Exercise instructions |
Repeat the data word for word. Do not include the pictures.

The records |
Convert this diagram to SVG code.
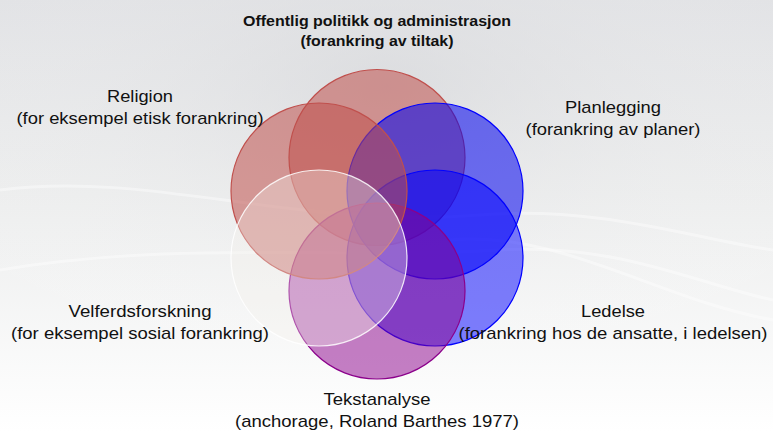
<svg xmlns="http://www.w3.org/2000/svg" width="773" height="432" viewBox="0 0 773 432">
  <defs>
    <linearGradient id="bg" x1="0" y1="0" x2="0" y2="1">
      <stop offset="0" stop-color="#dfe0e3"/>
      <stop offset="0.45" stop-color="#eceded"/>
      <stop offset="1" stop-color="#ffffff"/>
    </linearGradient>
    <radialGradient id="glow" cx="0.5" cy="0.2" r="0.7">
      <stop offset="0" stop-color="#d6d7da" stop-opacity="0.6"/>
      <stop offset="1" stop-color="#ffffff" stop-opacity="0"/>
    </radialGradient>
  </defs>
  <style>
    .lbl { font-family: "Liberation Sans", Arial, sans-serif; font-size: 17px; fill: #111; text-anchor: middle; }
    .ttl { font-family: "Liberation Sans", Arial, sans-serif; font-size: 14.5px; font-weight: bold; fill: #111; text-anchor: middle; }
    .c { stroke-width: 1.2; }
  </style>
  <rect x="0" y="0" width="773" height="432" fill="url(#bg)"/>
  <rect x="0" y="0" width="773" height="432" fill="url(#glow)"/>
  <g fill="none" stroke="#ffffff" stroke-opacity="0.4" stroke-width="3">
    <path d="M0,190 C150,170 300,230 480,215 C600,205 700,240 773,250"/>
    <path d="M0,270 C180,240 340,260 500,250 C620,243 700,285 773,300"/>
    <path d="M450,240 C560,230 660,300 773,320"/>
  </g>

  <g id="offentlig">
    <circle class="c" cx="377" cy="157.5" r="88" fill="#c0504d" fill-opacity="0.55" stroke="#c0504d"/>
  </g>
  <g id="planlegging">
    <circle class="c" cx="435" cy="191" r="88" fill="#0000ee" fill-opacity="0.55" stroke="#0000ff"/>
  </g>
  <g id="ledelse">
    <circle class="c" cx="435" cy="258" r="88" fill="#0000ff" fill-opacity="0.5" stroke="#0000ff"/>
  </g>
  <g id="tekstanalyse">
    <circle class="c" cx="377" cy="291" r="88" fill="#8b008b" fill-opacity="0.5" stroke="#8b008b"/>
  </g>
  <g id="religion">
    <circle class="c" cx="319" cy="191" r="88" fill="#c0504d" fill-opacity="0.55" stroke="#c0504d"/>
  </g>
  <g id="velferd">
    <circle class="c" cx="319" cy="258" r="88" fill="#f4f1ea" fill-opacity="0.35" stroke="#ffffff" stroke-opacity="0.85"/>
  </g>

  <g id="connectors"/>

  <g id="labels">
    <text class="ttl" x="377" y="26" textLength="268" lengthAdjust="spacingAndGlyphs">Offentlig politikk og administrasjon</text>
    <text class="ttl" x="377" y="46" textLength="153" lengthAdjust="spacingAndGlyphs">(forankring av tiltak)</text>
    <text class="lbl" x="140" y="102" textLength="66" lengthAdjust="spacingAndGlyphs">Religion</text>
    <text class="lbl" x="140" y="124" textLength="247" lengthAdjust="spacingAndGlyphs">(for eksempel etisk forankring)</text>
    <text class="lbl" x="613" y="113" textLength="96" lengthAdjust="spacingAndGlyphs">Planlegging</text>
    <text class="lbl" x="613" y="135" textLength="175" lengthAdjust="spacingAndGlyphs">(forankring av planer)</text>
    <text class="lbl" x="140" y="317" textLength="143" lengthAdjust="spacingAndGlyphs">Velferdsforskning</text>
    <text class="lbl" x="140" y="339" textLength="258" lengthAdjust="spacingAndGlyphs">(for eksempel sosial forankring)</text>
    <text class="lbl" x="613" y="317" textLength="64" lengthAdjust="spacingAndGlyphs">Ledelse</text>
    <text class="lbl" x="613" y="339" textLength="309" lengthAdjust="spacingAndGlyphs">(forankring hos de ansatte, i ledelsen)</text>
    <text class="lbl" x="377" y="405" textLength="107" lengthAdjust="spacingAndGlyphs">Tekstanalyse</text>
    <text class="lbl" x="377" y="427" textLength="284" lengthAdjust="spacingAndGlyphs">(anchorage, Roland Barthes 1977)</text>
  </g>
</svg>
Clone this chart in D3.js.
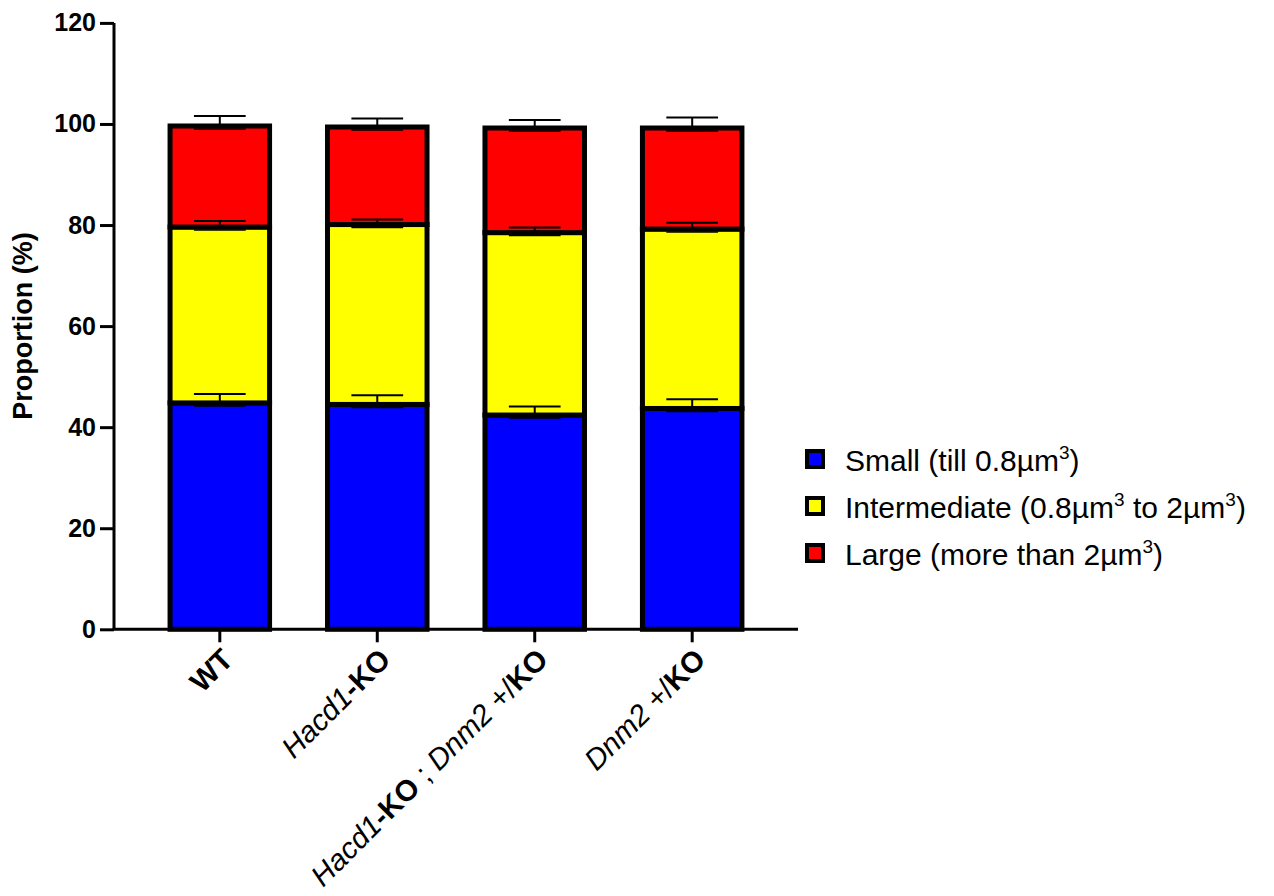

Solution for this task |
Convert this diagram to SVG code.
<svg xmlns="http://www.w3.org/2000/svg" width="773" height="432" viewBox="0 0 773 432">
  <defs>
    <linearGradient id="bg" x1="0" y1="0" x2="0" y2="1">
      <stop offset="0" stop-color="#dfe0e3"/>
      <stop offset="0.45" stop-color="#eceded"/>
      <stop offset="1" stop-color="#ffffff"/>
    </linearGradient>
    <radialGradient id="glow" cx="0.5" cy="0.2" r="0.7">
      <stop offset="0" stop-color="#d6d7da" stop-opacity="0.6"/>
      <stop offset="1" stop-color="#ffffff" stop-opacity="0"/>
    </radialGradient>
  </defs>
  <style>
    .lbl { font-family: "Liberation Sans", Arial, sans-serif; font-size: 17px; fill: #111; text-anchor: middle; }
    .ttl { font-family: "Liberation Sans", Arial, sans-serif; font-size: 14.5px; font-weight: bold; fill: #111; text-anchor: middle; }
    .c { stroke-width: 1.2; }
  </style>
  <rect x="0" y="0" width="773" height="432" fill="url(#bg)"/>
  <rect x="0" y="0" width="773" height="432" fill="url(#glow)"/>
  <g fill="none" stroke="#ffffff" stroke-opacity="0.4" stroke-width="3">
    <path d="M0,190 C150,170 300,230 480,215 C600,205 700,240 773,250"/>
    <path d="M0,270 C180,240 340,260 500,250 C620,243 700,285 773,300"/>
    <path d="M450,240 C560,230 660,300 773,320"/>
  </g>

  <g id="offentlig">
    <circle class="c" cx="377" cy="157.5" r="88" fill="#c0504d" fill-opacity="0.55" stroke="#c0504d"/>
  </g>
  <g id="planlegging">
    <circle class="c" cx="435" cy="191" r="88" fill="#0000ee" fill-opacity="0.55" stroke="#0000ff"/>
  </g>
  <g id="ledelse">
    <circle class="c" cx="435" cy="258" r="88" fill="#0000ff" fill-opacity="0.5" stroke="#0000ff"/>
  </g>
  <g id="tekstanalyse">
    <circle class="c" cx="377" cy="291" r="88" fill="#8b008b" fill-opacity="0.5" stroke="#8b008b"/>
  </g>
  <g id="religion">
    <circle class="c" cx="319" cy="191" r="88" fill="#c0504d" fill-opacity="0.55" stroke="#c0504d"/>
  </g>
  <g id="velferd">
    <circle class="c" cx="319" cy="258" r="88" fill="#f4f1ea" fill-opacity="0.35" stroke="#ffffff" stroke-opacity="0.85"/>
  </g>

  <g id="connectors"/>

  <g id="labels">
    <text class="ttl" x="377" y="26" textLength="268" lengthAdjust="spacingAndGlyphs">Offentlig politikk og administrasjon</text>
    <text class="ttl" x="377" y="46" textLength="153" lengthAdjust="spacingAndGlyphs">(forankring av tiltak)</text>
    <text class="lbl" x="140" y="102" textLength="66" lengthAdjust="spacingAndGlyphs">Religion</text>
    <text class="lbl" x="140" y="124" textLength="247" lengthAdjust="spacingAndGlyphs">(for eksempel etisk forankring)</text>
    <text class="lbl" x="613" y="113" textLength="96" lengthAdjust="spacingAndGlyphs">Planlegging</text>
    <text class="lbl" x="613" y="135" textLength="175" lengthAdjust="spacingAndGlyphs">(forankring av planer)</text>
    <text class="lbl" x="140" y="317" textLength="143" lengthAdjust="spacingAndGlyphs">Velferdsforskning</text>
    <text class="lbl" x="140" y="339" textLength="258" lengthAdjust="spacingAndGlyphs">(for eksempel sosial forankring)</text>
    <text class="lbl" x="613" y="317" textLength="64" lengthAdjust="spacingAndGlyphs">Ledelse</text>
    <text class="lbl" x="613" y="339" textLength="309" lengthAdjust="spacingAndGlyphs">(forankring hos de ansatte, i ledelsen)</text>
    <text class="lbl" x="377" y="405" textLength="107" lengthAdjust="spacingAndGlyphs">Tekstanalyse</text>
    <text class="lbl" x="377" y="427" textLength="284" lengthAdjust="spacingAndGlyphs">(anchorage, Roland Barthes 1977)</text>
  </g>
</svg>
Clone this chart in D3.js.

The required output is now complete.